◆ Aim ◆
Read the listing and extract each line that includes the word "chart".

+++ Stored rows +++

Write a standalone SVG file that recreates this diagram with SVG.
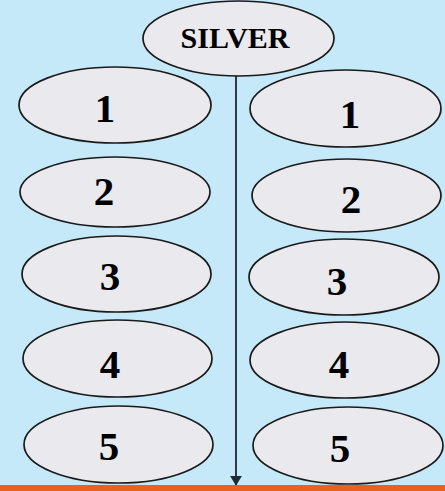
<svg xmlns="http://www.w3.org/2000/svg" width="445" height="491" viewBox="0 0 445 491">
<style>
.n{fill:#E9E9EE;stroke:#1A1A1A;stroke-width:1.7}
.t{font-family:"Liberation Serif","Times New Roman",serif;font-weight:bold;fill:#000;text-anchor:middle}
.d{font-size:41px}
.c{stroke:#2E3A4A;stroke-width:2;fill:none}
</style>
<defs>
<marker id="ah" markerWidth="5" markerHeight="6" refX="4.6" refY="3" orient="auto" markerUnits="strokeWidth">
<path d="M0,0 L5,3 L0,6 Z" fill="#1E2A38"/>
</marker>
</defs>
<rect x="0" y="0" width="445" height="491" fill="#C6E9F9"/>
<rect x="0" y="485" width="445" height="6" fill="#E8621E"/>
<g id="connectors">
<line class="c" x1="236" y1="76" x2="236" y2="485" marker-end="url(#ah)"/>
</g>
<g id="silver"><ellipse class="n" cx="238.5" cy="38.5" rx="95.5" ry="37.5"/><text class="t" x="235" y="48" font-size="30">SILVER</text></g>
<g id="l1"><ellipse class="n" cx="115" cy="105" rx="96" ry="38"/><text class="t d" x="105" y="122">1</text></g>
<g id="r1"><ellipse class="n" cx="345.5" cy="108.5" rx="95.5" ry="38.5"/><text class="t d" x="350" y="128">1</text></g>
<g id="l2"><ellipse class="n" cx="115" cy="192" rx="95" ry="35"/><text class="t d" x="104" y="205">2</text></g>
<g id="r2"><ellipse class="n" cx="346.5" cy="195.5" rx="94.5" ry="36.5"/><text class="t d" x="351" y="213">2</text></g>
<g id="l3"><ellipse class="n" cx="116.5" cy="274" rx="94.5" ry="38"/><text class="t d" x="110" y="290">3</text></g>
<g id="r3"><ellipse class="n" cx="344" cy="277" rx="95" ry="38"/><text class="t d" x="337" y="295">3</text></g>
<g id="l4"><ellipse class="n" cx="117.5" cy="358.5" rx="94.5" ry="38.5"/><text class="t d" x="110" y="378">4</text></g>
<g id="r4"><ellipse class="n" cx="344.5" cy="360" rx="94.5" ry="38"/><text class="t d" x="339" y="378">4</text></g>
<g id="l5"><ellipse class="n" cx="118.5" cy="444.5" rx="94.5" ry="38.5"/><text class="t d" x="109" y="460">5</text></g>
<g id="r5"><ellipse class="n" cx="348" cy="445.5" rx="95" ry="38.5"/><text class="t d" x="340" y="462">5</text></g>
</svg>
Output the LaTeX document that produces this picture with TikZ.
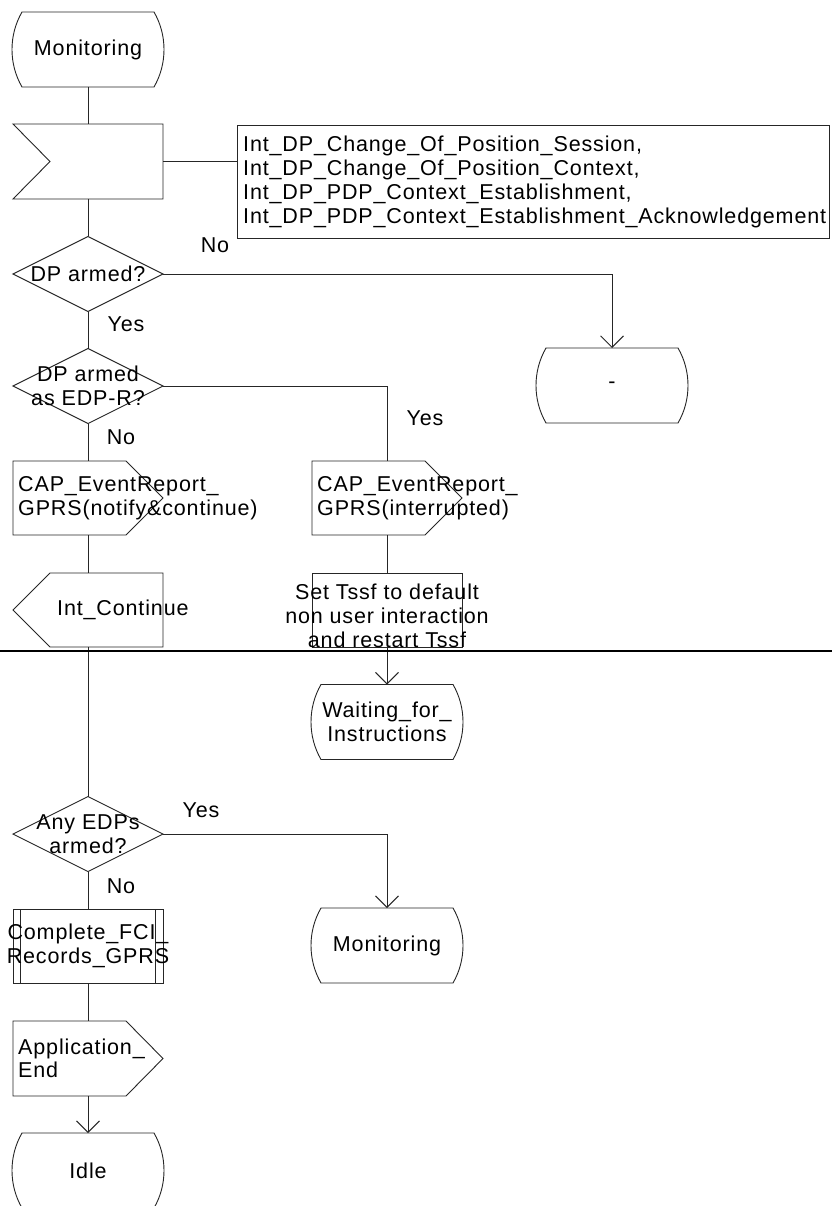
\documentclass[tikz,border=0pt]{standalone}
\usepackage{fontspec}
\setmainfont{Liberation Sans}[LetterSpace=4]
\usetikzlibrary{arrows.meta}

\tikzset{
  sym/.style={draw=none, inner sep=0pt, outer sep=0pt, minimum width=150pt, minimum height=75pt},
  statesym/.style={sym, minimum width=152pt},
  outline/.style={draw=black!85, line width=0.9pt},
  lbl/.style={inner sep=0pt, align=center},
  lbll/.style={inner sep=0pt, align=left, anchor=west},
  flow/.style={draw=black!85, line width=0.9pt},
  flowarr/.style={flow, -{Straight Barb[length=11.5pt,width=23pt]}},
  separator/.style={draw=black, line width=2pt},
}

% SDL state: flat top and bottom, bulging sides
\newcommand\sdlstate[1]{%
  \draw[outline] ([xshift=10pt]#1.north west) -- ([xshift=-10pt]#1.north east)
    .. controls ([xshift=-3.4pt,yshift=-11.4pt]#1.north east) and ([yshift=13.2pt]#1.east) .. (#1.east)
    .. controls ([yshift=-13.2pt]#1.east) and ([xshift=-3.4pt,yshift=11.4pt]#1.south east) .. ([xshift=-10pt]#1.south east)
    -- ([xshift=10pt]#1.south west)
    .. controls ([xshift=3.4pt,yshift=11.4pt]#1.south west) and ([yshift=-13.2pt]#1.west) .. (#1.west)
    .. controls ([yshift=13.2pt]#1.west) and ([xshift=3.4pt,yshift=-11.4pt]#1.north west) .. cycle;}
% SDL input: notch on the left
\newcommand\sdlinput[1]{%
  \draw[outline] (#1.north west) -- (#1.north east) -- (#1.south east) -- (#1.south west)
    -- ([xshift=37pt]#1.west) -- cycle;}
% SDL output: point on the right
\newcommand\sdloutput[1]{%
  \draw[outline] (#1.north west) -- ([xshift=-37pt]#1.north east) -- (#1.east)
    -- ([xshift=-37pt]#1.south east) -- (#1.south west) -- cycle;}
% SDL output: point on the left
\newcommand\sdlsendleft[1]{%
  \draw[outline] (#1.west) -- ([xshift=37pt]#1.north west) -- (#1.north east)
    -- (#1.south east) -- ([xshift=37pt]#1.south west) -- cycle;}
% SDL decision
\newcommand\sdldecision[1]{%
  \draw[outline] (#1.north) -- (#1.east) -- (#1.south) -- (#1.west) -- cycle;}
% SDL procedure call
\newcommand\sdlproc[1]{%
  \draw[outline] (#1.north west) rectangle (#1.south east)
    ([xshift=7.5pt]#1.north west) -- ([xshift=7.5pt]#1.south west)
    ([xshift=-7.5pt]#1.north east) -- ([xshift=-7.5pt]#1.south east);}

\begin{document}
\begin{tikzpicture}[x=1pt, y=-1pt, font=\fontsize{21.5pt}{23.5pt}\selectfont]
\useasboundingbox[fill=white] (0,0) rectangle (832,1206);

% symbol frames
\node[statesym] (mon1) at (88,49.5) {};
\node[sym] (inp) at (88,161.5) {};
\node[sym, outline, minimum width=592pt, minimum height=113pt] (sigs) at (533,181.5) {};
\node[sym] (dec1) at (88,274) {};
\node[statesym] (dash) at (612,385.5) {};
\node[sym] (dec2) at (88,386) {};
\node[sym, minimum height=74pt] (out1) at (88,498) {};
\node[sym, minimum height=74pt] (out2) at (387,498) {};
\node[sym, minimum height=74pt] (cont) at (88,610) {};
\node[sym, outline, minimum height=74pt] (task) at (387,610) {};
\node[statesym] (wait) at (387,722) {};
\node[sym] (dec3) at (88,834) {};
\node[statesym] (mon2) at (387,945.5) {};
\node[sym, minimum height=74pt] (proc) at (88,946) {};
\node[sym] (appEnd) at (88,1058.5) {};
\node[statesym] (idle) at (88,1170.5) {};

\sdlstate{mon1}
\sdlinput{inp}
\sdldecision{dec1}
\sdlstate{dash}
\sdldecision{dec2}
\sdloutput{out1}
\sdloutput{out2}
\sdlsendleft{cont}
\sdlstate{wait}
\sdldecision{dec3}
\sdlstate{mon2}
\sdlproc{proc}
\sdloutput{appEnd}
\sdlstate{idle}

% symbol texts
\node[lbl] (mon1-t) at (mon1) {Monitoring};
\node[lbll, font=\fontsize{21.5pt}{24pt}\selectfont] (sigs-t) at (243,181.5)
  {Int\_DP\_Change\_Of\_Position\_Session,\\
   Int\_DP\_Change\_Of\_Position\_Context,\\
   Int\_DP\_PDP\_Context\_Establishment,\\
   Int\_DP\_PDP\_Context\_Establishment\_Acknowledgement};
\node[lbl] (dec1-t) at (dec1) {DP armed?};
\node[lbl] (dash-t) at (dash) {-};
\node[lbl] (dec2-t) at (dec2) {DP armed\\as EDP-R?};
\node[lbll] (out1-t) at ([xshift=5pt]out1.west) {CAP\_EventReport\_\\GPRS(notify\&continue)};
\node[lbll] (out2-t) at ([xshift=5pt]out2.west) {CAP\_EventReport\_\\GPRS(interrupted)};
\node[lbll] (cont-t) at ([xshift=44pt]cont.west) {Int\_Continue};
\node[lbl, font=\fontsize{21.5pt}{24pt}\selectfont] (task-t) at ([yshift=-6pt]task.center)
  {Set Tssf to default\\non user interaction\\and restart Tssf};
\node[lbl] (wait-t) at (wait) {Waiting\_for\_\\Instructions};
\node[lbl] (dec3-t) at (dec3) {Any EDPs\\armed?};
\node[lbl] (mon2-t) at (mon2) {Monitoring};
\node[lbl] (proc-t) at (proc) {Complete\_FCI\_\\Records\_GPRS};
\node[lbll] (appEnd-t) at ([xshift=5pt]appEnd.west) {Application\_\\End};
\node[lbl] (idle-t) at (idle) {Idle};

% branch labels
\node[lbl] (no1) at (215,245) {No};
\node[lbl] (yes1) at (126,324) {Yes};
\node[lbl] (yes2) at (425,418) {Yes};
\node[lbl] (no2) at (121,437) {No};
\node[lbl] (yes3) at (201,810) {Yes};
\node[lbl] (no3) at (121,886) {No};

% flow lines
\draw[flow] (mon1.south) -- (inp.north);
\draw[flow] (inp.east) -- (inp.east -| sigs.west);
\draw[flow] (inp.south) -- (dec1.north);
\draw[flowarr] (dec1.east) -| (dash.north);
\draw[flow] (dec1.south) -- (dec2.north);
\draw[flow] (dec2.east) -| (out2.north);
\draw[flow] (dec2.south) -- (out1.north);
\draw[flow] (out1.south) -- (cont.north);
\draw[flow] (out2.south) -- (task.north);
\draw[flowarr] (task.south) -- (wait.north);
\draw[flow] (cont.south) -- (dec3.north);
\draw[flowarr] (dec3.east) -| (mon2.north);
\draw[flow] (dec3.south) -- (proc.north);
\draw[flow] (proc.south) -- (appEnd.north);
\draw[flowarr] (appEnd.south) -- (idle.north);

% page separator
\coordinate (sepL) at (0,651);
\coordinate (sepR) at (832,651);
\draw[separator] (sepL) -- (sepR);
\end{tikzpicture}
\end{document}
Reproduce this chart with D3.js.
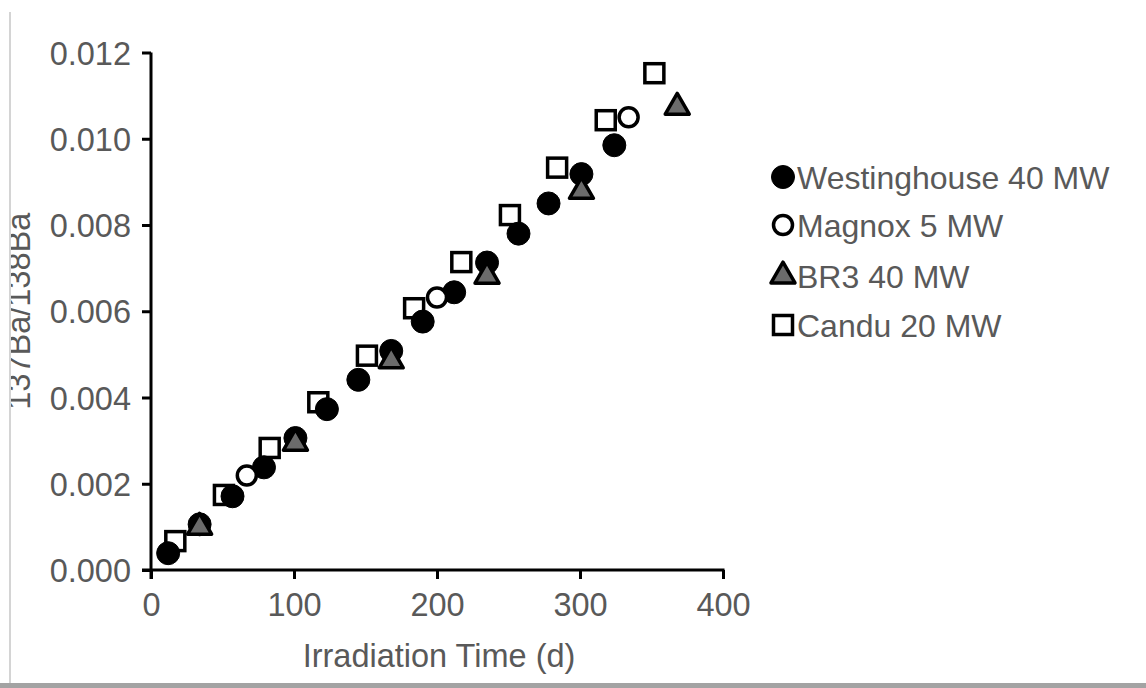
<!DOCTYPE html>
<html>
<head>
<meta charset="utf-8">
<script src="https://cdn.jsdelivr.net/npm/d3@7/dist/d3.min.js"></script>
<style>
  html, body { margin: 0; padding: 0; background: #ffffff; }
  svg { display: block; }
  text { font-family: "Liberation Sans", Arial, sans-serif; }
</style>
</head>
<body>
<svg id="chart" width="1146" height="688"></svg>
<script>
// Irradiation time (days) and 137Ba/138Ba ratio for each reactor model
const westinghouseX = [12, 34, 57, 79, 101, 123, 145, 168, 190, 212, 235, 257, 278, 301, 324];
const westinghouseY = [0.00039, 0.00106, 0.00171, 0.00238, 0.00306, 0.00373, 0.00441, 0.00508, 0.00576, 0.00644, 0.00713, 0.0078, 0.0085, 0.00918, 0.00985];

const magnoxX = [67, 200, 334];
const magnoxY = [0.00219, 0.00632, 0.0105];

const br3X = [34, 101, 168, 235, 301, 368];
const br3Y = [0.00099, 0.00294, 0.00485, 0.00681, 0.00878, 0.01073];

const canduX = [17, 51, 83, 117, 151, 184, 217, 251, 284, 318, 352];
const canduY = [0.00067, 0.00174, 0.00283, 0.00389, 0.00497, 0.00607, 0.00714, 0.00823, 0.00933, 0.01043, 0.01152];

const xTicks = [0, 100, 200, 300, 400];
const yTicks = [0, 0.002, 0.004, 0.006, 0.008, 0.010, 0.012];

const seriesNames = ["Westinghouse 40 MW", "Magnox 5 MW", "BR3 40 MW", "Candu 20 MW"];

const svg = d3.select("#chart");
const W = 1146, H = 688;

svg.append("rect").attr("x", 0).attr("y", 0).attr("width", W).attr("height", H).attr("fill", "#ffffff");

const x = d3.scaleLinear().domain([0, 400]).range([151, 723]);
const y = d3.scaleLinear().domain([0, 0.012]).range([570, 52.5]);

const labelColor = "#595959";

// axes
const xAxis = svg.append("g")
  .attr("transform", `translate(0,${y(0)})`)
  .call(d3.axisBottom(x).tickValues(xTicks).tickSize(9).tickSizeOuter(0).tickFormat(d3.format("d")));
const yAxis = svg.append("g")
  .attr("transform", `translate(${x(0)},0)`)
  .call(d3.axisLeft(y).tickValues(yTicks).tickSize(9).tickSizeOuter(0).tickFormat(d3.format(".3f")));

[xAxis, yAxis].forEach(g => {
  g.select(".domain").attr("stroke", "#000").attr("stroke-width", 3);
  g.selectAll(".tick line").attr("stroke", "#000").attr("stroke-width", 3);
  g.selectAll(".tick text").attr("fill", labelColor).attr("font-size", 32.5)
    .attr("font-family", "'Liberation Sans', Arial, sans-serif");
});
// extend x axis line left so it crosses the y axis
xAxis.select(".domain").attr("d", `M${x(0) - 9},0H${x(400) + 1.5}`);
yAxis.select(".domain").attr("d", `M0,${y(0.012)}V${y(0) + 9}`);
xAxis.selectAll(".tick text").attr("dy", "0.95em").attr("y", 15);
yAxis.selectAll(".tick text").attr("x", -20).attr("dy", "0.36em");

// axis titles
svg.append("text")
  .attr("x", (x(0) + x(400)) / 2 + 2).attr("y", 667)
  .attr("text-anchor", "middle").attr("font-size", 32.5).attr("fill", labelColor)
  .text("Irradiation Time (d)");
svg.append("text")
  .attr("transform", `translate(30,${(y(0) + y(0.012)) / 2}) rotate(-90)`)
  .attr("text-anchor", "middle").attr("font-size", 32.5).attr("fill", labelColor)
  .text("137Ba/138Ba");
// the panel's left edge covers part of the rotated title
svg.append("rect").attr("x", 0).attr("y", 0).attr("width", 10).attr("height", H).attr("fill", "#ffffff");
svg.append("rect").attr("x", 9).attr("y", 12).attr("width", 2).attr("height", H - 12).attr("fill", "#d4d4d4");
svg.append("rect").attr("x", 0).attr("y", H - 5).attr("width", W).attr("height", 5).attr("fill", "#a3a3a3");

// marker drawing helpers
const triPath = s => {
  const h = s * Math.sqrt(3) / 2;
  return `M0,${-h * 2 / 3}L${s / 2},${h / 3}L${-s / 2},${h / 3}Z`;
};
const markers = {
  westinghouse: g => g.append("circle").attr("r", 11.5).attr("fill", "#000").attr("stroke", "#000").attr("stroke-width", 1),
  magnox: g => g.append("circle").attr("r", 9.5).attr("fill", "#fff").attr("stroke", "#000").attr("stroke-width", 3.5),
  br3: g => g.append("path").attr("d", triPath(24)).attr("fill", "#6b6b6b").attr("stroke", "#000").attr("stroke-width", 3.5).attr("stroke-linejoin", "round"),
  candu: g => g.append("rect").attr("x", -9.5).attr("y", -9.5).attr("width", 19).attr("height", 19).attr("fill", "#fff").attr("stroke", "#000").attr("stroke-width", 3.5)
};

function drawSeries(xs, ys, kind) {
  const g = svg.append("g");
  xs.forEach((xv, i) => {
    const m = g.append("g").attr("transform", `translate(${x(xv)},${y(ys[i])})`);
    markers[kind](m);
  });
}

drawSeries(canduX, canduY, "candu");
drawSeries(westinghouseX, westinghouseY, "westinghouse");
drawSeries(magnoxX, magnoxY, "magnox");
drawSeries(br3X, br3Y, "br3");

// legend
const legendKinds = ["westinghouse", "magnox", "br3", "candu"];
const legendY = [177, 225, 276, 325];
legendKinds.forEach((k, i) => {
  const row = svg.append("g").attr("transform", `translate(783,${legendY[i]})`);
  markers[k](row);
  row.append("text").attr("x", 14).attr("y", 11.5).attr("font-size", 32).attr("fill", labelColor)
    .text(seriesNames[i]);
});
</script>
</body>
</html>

+++

◆ Solution ◆
Reproduce this chart with D3.js.
<svg id="chart" width="1146" height="688"></svg>
const svg = d3.select("#chart");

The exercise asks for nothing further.